As the opposition party, Republicans, of course, already are lining up to give Trump a pass on impeachment conviction and a permanent bar to run for office again, and, while open to approving Biden's cabinet, generally are vocal about a too-large investment in anti-COVID efforts based on the new-found need to care for the national debt.

Title Without Authority

The new heavyweight in the Senate is the center, with Manchin from Democrats meeting up with Susan Collins (R-Maine), and a smallish group from Republicans. Somehow, they want to buck both parties with their insistence on moderation and politeness – even as the Capitol is assaulted, even as the coronavirus deaths soar again, even as hunger is growing.

Schumer himself is up for reelection in 2022 and could face a long-shot primary challenge from the likes of Alexandria Ocasio-Cortez.

"The talks of bipartisanship are quickly getting ensnared by must-move Senate business, not the least of which is getting an agreement on how the Senate will be run over the next two years. It seems simple, but it's a big deal and it's proving far harder to secure than anyone had anticipated," noted CNN.

Schumer is seeing pressure from his left to dump the filibuster to make it easier to pass improvements in health, infrastructure, environment and national security issues. Biden, again, thinks that bipartisanship can be made to work, but needs a strong Schumer.
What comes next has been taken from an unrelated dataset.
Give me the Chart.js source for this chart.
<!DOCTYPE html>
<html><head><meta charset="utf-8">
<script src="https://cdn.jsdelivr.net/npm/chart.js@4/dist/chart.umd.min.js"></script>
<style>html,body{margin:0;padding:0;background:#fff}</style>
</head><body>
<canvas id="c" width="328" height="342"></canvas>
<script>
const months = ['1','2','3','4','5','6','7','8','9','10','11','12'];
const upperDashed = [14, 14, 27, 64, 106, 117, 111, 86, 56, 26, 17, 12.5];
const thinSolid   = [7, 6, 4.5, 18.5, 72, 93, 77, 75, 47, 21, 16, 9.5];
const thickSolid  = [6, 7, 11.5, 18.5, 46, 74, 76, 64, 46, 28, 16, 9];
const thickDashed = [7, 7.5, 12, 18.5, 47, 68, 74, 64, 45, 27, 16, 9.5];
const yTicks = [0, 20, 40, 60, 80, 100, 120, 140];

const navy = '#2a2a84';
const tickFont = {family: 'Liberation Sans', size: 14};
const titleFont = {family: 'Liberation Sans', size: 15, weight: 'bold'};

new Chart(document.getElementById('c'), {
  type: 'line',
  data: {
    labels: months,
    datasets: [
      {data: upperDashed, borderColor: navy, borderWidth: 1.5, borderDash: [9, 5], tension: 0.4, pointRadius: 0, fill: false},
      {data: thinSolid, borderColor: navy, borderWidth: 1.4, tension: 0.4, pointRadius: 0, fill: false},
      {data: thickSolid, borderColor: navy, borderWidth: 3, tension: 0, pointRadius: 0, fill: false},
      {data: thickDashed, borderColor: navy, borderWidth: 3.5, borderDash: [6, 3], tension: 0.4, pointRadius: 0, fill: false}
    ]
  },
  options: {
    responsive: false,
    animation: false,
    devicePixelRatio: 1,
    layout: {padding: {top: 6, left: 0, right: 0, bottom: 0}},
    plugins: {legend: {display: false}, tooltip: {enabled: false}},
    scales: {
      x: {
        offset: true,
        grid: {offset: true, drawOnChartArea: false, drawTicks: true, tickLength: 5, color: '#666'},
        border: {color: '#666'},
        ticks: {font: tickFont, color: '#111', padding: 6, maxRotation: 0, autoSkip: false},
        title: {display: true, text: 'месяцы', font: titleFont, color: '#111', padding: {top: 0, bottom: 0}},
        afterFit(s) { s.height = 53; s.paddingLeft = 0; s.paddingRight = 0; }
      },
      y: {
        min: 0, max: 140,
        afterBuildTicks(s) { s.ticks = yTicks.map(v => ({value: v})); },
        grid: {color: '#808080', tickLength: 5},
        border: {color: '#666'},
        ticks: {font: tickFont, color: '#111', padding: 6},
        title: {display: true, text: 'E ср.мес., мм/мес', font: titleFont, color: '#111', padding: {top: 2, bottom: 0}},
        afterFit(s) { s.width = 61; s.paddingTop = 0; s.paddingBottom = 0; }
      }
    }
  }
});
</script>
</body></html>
So, Schumer's time is short to prove effectiveness. He did not win his title until Georgia improbably elected two Democrats on Jan. 5, and it has been a race to get the new rules in place at a time of simultaneous public tidal waves. Succeeding as majority leader has meant going toe-to-toe with McConnell over arcane rules.

McConnell simply is acting as if he gets a veto over all that passes to the Senate. He is still acting as majority leader without the title.

Schumer needs to step up to his new job.